# WHAT YOU ARE ASKED TO DO:
Reproduce from the records below, with no pictures, exactly the lines between the one containing "Write a component" and the one containing "import * as", inclusive.

# RECORDS SHOWN:
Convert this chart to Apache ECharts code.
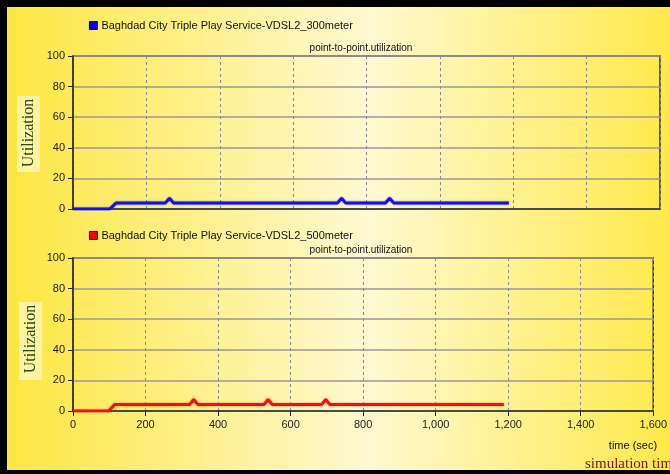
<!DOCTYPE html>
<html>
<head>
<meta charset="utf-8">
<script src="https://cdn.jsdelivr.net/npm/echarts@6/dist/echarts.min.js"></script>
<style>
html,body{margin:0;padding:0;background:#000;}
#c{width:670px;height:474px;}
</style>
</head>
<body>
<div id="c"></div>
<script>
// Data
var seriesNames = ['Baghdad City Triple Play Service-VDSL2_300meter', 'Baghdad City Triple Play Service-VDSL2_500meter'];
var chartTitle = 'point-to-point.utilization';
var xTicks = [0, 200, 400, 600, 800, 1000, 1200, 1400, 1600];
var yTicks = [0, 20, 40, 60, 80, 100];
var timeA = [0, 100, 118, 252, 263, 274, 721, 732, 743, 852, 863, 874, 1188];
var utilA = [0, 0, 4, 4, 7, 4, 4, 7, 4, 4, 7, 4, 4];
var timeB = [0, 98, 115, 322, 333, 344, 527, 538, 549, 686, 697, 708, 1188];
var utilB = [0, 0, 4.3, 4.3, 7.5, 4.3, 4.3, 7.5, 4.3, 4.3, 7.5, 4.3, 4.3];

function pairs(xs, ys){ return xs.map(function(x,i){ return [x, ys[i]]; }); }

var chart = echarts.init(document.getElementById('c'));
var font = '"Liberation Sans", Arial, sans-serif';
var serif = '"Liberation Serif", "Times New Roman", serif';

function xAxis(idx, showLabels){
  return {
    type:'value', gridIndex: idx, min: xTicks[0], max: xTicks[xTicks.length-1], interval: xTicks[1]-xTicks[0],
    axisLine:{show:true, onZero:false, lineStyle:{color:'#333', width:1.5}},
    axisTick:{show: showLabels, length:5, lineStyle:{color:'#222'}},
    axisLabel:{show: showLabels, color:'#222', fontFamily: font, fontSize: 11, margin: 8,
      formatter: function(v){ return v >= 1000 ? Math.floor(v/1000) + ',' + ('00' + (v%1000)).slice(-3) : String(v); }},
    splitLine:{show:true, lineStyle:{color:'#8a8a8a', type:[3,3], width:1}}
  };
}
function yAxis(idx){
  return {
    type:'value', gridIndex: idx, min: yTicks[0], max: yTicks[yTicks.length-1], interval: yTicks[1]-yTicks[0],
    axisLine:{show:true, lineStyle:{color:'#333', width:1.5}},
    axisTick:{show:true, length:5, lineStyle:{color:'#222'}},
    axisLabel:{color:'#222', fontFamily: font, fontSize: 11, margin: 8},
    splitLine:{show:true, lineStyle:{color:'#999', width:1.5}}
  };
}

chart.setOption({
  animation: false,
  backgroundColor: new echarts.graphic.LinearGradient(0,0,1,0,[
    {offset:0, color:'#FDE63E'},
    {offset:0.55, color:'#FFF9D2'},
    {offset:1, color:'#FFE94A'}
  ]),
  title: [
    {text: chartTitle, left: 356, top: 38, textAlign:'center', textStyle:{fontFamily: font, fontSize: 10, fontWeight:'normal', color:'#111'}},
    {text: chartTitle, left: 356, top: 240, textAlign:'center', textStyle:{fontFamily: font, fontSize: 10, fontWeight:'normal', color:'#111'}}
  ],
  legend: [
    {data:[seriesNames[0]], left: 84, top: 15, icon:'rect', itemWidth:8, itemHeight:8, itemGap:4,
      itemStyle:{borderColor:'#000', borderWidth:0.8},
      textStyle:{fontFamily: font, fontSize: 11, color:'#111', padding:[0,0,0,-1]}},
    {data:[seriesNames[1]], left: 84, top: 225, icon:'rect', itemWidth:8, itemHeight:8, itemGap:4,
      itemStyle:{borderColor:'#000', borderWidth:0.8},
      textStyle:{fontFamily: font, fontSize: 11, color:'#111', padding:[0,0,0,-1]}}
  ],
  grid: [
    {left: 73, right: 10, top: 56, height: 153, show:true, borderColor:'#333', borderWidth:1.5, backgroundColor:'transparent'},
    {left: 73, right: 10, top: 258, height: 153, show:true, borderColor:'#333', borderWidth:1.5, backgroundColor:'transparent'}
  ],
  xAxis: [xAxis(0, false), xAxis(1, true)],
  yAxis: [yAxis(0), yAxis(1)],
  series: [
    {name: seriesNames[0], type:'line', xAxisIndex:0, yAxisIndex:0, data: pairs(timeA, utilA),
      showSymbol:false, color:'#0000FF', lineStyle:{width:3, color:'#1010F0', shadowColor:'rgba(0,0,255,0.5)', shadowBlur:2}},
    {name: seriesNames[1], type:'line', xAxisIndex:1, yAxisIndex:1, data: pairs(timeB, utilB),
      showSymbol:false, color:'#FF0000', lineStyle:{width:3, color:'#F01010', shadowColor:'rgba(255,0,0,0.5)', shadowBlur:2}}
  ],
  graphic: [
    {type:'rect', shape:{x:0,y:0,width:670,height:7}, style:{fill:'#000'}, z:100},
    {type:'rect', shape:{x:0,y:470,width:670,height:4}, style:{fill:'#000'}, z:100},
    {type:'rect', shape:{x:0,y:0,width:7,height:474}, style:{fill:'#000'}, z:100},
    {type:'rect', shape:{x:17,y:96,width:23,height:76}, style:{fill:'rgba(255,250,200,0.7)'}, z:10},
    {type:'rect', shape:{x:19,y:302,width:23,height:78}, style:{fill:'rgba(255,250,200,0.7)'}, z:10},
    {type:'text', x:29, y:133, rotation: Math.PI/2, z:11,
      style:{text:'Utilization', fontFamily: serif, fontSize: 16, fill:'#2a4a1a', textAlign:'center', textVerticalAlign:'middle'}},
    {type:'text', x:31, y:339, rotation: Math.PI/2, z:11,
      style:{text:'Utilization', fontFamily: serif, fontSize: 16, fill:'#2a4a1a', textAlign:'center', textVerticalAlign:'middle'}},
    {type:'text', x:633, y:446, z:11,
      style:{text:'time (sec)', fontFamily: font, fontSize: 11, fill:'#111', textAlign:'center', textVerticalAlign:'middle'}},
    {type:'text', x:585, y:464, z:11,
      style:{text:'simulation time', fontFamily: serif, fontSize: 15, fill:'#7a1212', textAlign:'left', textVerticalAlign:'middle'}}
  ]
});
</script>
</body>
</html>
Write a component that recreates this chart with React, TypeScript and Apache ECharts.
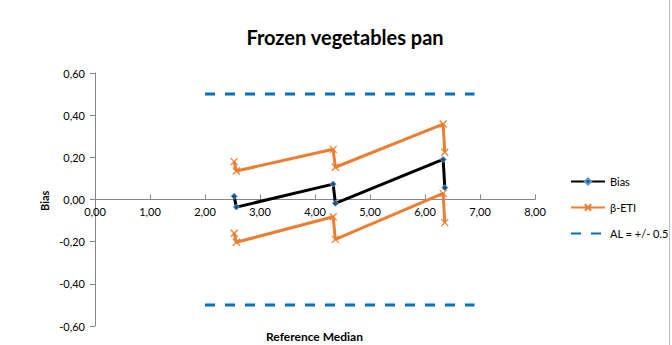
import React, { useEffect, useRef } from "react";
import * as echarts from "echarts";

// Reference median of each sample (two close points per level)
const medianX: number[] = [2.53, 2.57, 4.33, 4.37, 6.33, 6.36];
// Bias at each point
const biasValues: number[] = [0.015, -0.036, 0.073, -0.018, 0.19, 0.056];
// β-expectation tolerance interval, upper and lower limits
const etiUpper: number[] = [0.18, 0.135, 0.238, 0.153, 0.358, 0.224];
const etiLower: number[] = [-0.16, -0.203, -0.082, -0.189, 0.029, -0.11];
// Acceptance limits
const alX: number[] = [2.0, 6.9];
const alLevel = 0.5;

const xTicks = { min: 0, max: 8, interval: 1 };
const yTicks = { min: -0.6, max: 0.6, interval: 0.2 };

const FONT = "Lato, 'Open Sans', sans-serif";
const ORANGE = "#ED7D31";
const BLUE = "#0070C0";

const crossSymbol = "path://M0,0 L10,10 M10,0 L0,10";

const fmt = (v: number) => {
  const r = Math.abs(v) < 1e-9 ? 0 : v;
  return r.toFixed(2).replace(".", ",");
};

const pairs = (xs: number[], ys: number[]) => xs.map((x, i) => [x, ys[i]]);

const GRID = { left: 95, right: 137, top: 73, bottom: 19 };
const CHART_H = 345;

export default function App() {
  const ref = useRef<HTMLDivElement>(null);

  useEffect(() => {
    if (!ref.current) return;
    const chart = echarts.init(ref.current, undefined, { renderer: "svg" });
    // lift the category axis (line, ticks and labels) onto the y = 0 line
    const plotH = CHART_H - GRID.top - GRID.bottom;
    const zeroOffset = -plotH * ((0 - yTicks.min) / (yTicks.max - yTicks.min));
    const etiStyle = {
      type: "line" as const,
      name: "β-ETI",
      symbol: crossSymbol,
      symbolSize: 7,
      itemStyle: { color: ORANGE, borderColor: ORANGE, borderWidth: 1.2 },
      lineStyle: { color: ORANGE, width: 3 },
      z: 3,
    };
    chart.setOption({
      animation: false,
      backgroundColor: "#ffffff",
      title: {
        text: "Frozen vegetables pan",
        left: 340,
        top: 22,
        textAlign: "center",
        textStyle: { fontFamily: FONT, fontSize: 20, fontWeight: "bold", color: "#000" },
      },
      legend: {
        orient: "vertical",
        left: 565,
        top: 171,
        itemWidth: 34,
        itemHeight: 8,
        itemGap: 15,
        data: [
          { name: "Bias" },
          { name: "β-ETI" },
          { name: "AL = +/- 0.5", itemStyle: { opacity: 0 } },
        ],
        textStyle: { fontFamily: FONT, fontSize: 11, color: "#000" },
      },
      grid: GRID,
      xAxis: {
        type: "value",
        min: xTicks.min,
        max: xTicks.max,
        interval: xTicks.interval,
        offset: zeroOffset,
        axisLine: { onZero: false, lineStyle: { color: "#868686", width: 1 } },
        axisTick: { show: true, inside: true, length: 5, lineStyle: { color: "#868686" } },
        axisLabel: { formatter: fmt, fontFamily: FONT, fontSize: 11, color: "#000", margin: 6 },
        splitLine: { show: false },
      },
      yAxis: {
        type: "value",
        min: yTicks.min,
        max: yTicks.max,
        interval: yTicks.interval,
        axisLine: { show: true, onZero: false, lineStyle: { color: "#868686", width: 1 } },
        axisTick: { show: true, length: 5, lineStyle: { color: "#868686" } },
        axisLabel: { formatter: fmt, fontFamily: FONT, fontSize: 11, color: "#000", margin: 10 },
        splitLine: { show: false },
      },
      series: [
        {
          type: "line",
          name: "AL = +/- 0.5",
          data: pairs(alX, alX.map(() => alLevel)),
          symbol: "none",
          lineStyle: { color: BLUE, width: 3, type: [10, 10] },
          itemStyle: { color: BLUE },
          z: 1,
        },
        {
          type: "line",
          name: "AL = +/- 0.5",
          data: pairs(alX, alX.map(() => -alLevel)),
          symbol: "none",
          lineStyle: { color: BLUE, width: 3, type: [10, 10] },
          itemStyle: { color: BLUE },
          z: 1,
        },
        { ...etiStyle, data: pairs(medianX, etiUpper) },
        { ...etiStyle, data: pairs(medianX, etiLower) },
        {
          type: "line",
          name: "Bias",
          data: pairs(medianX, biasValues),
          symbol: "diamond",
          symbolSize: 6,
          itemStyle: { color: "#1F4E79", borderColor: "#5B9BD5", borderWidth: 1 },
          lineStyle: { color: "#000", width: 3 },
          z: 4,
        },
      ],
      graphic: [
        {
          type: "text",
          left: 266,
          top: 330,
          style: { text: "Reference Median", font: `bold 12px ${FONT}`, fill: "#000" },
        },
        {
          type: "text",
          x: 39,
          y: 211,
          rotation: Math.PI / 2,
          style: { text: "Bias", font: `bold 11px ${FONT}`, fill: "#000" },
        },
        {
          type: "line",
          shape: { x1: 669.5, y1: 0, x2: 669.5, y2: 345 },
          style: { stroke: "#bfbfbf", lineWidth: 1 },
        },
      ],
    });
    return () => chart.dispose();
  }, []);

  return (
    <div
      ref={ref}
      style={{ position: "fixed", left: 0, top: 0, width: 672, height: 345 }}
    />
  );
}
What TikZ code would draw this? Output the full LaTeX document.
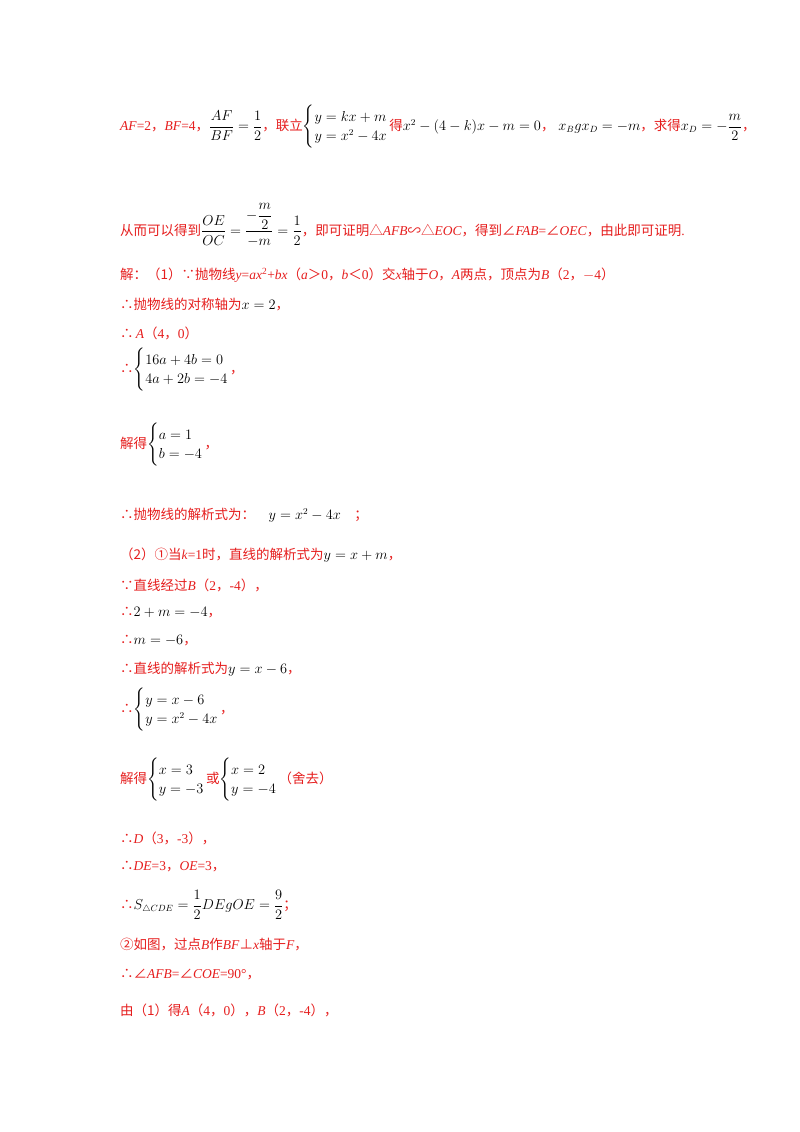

# TASK ANSWER:
Write a component that recreates this chart with React, TypeScript and Apache ECharts.
import React, { useEffect, useRef } from "react";
import * as echarts from "echarts";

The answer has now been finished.